Domestic distributors will continue to be a scarce commodity, as will the availability of the tens-of-millions of P&A dollars that are required to release a film into the US market. Many finance people will claim to be on the verge of creating a P&A fund, but that is as close to it as they will get. Nonetheless, having a P&A fund will be the cool thing to be on the verge of in 2011. Just to be safe: raise 200% of your budget and use the other 100% for marketing. If you’ve already raised your funding, then shoot it for half. [Update: See my comment below for an important caveat.]
State tax incentive programs will continue to take a beating from the fiscally conservative legislators and governors who happen to now be in power. Arizona’s program is gone. Michigan’s new governor does not support it, nor do the controlling members of the assembly. If MI’s program is not completely jettisoned, then I suspect they will probably discontinue any incentives for non-residents. I can’t imagine California’s incentive will go unchecked either. I haven’t heard of any producer who shot in CA for the incentive; it’s more like gravy for the productions that were going to shoot here anyway. Legislators probably won’t kill the program, but perhaps they could cap how much can be applied in any given year (e.g. cannot offset more than 15% of one’s tax liability, but can carry-forward the balance.)
VOD and video technology as a whole will continue to make major inroads. 2011 will be the year of the Great VOD Wars: Netflix vs. Vutopia vs. Hulu vs. GoogleTV vs. AppleTV vs. YouTube vs. Amazon vs. Mubi vs. SnagFimls vs… Facebook? In the absence of theatrical distributors and P&A dollars, VOD will continue to mature into a more quantifiable presale option. The major VOD distributors will continue to cannibalize each other in the fight for premium studio content, but the longtail nature of the platform should also allow for more acquisitions across a broader spectrum of films: mainstream indies, art house films, docs, niche and hyper-niche, etc. Don’t expect this revenue to cover any significant portion of your budget, but fortunately the cost of producing these films will also continue to fall in these hard times — that’s also good news.

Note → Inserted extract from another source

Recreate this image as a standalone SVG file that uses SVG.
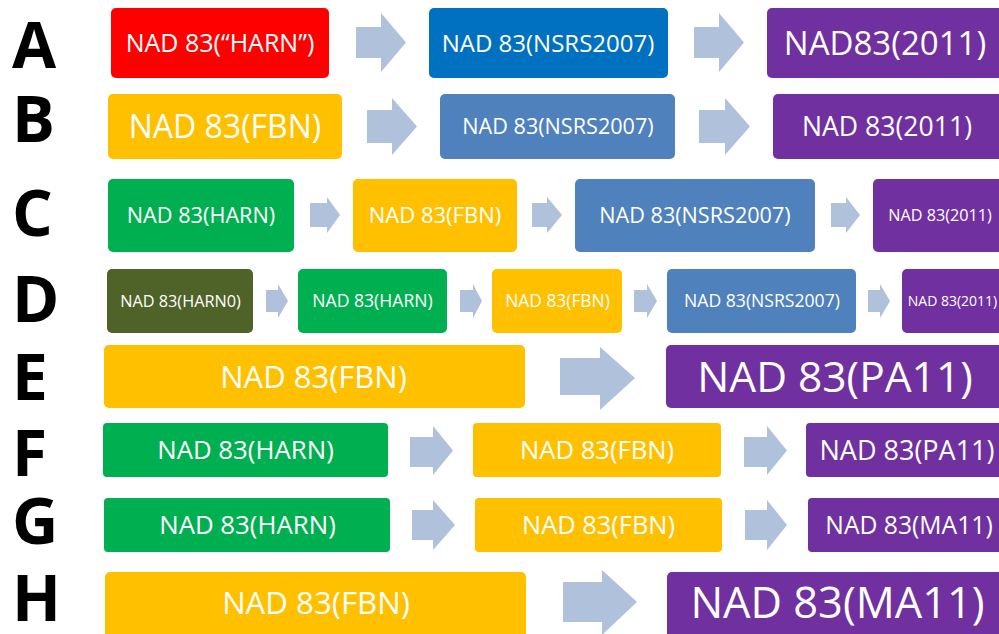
<svg xmlns="http://www.w3.org/2000/svg" width="999" height="634" viewBox="0 0 999 634">
<style>
.lbl{font-family:"Open Sans","Liberation Sans",sans-serif;font-weight:700;font-size:64px;fill:#000}
.t{font-family:"Open Sans","Liberation Sans",sans-serif;fill:#fff;text-anchor:middle}
.red{fill:#FF0000}.blu{fill:#0070C0}.lb{fill:#4F81BD}.pur{fill:#7030A0}.yel{fill:#FFC000}.grn{fill:#00B050}.olv{fill:#4F6228}
.arr{fill:#B0C1DC}
</style>
<rect width="999" height="634" fill="#fff"/>
<g id="labels">
<text class="lbl" x="12" y="68">A</text>
<text class="lbl" x="12" y="142">B</text>
<text class="lbl" x="12" y="236">C</text>
<text class="lbl" x="12" y="322">D</text>
<text class="lbl" x="12" y="400">E</text>
<text class="lbl" x="12" y="476">F</text>
<text class="lbl" x="12" y="544">G</text>
<text class="lbl" x="12" y="621">H</text>
</g>
<g id="connectors">
<polygon class="arr" points="356,27 381,27 381,13 406,42.5 381,72 381,58 356,58"/>
<polygon class="arr" points="694,27 719,27 719,13 744,42.5 719,72 719,58 694,58"/>
<polygon class="arr" points="367,110 392,110 392,98 417,126.5 392,155 392,143 367,143"/>
<polygon class="arr" points="699,110 725,110 725,98 750,126.5 725,155 725,143 699,143"/>
<polygon class="arr" points="310,203 327,203 327,197 340,215 327,233 327,227 310,227"/>
<polygon class="arr" points="532,203 547,203 547,197 562,215 547,233 547,227 532,227"/>
<polygon class="arr" points="831,203 846,203 846,197 860,215 846,233 846,227 831,227"/>
<polygon class="arr" points="266,290 278,290 278,284 288,301 278,318 278,312 266,312"/>
<polygon class="arr" points="460,290 473,290 473,284 482,301 473,318 473,312 460,312"/>
<polygon class="arr" points="634,290 647,290 647,284 657,301 647,318 647,312 634,312"/>
<polygon class="arr" points="868,290 880,290 880,284 890,301 880,318 880,312 868,312"/>
<polygon class="arr" points="560,358 600,358 600,347 635,378 600,410 600,395 560,395"/>
<polygon class="arr" points="410,437 433,437 433,426 453,450.5 433,475 433,467 410,467"/>
<polygon class="arr" points="744,437 767,437 767,426 787,450.5 767,475 767,467 744,467"/>
<polygon class="arr" points="412,510 433,510 433,500 455,525 433,550 433,540 412,540"/>
<polygon class="arr" points="745,510 767,510 767,500 787,525 767,550 767,540 745,540"/>
<polygon class="arr" points="563,582 602,582 602,570 637,602 602,635 602,622 563,622"/>
</g>
<g id="A1"><rect class="red" x="111" y="8" width="218" height="70" rx="5"/><text class="t" x="220" y="52" font-size="25">NAD 83(“HARN”)</text></g>
<g id="A2"><rect class="blu" x="429" y="8" width="239" height="70" rx="5"/><text class="t" x="548" y="51.6" font-size="24">NAD 83(NSRS2007)</text></g>
<g id="A3"><rect class="pur" x="767" y="8" width="245" height="70" rx="5"/><text class="t" x="885" y="55" font-size="33">NAD83(2011)</text></g>
<g id="B1"><rect class="yel" x="108" y="94" width="234" height="65" rx="5"/><text class="t" x="225" y="138" font-size="32">NAD 83(FBN)</text></g>
<g id="B2"><rect class="lb" x="440" y="94" width="235" height="65" rx="5"/><text class="t" x="558" y="134.2" font-size="21.6">NAD 83(NSRS2007)</text></g>
<g id="B3"><rect class="pur" x="773" y="94" width="240" height="65" rx="5"/><text class="t" x="887" y="136" font-size="26.6">NAD 83(2011)</text></g>
<g id="C1"><rect class="grn" x="108" y="179" width="186" height="73" rx="5"/><text class="t" x="201" y="223.3" font-size="21.7">NAD 83(HARN)</text></g>
<g id="C2"><rect class="yel" x="353" y="179" width="164" height="73" rx="5"/><text class="t" x="435" y="223.3" font-size="22">NAD 83(FBN)</text></g>
<g id="C3"><rect class="lb" x="575" y="179" width="240" height="73" rx="5"/><text class="t" x="695" y="223.2" font-size="21.6">NAD 83(NSRS2007)</text></g>
<g id="C4"><rect class="pur" x="873" y="179" width="140" height="73" rx="5"/><text class="t" x="940" y="221.3" font-size="16.2">NAD 83(2011)</text></g>
<g id="D1"><rect class="olv" x="107" y="269" width="146" height="64" rx="5"/><text class="t" x="180.5" y="306.8" font-size="16.3">NAD 83(HARN0)</text></g>
<g id="D2"><rect class="grn" x="298" y="269" width="149" height="64" rx="5"/><text class="t" x="372.5" y="307.3" font-size="17.6">NAD 83(HARN)</text></g>
<g id="D3"><rect class="yel" x="492" y="269" width="130" height="64" rx="5"/><text class="t" x="557.5" y="307.2" font-size="17.4">NAD 83(FBN)</text></g>
<g id="D4"><rect class="lb" x="667" y="269" width="189" height="64" rx="5"/><text class="t" x="762" y="307.3" font-size="17.6">NAD 83(NSRS2007)</text></g>
<g id="D5"><rect class="pur" x="902" y="269" width="110" height="64" rx="5"/><text class="t" x="952.5" y="306" font-size="14">NAD 83(2011)</text></g>
<g id="E1"><rect class="yel" x="104" y="345" width="421" height="63" rx="5"/><text class="t" x="313.5" y="387.6" font-size="31">NAD 83(FBN)</text></g>
<g id="E2"><rect class="pur" x="666" y="345" width="346" height="63" rx="5"/><text class="t" x="835" y="391.7" font-size="42.5">NAD 83(PA11)</text></g>
<g id="F1"><rect class="grn" x="103" y="423" width="285" height="54" rx="4"/><text class="t" x="245.5" y="459.2" font-size="25.8">NAD 83(HARN)</text></g>
<g id="F2"><rect class="yel" x="473" y="423" width="248" height="54" rx="4"/><text class="t" x="597" y="459.1" font-size="25.6">NAD 83(FBN)</text></g>
<g id="F3"><rect class="pur" x="806" y="423" width="206" height="54" rx="4"/><text class="t" x="907" y="459.6" font-size="27">NAD 83(PA11)</text></g>
<g id="G1"><rect class="grn" x="104" y="498" width="286" height="54" rx="4"/><text class="t" x="247.5" y="534.2" font-size="25.8">NAD 83(HARN)</text></g>
<g id="G2"><rect class="yel" x="475" y="498" width="247" height="54" rx="4"/><text class="t" x="598.5" y="534.1" font-size="25.4">NAD 83(FBN)</text></g>
<g id="G3"><rect class="pur" x="808" y="498" width="204" height="54" rx="4"/><text class="t" x="909" y="533.8" font-size="24.7">NAD 83(MA11)</text></g>
<g id="H1"><rect class="yel" x="105" y="572" width="421" height="70" rx="5"/><text class="t" x="316" y="613.6" font-size="31.2">NAD 83(FBN)</text></g>
<g id="H2"><rect class="pur" x="667" y="572" width="345" height="70" rx="5"/><text class="t" x="837.5" y="618" font-size="43.4">NAD 83(MA11)</text></g>
</svg>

The mantra for surviving 2011 and 2012 will be to swing for singles and doubles, not for fences. If you really know what your doing (or surround yourself will people who do), then it’s a great time to enter the film market. Star salaries are and production costs are falling, technology is advancing. Deals are getting done and films are getting made. Bottom line: People need to work. If you’re smart, nimble, and shrewd, then there’s business to be done in 2011.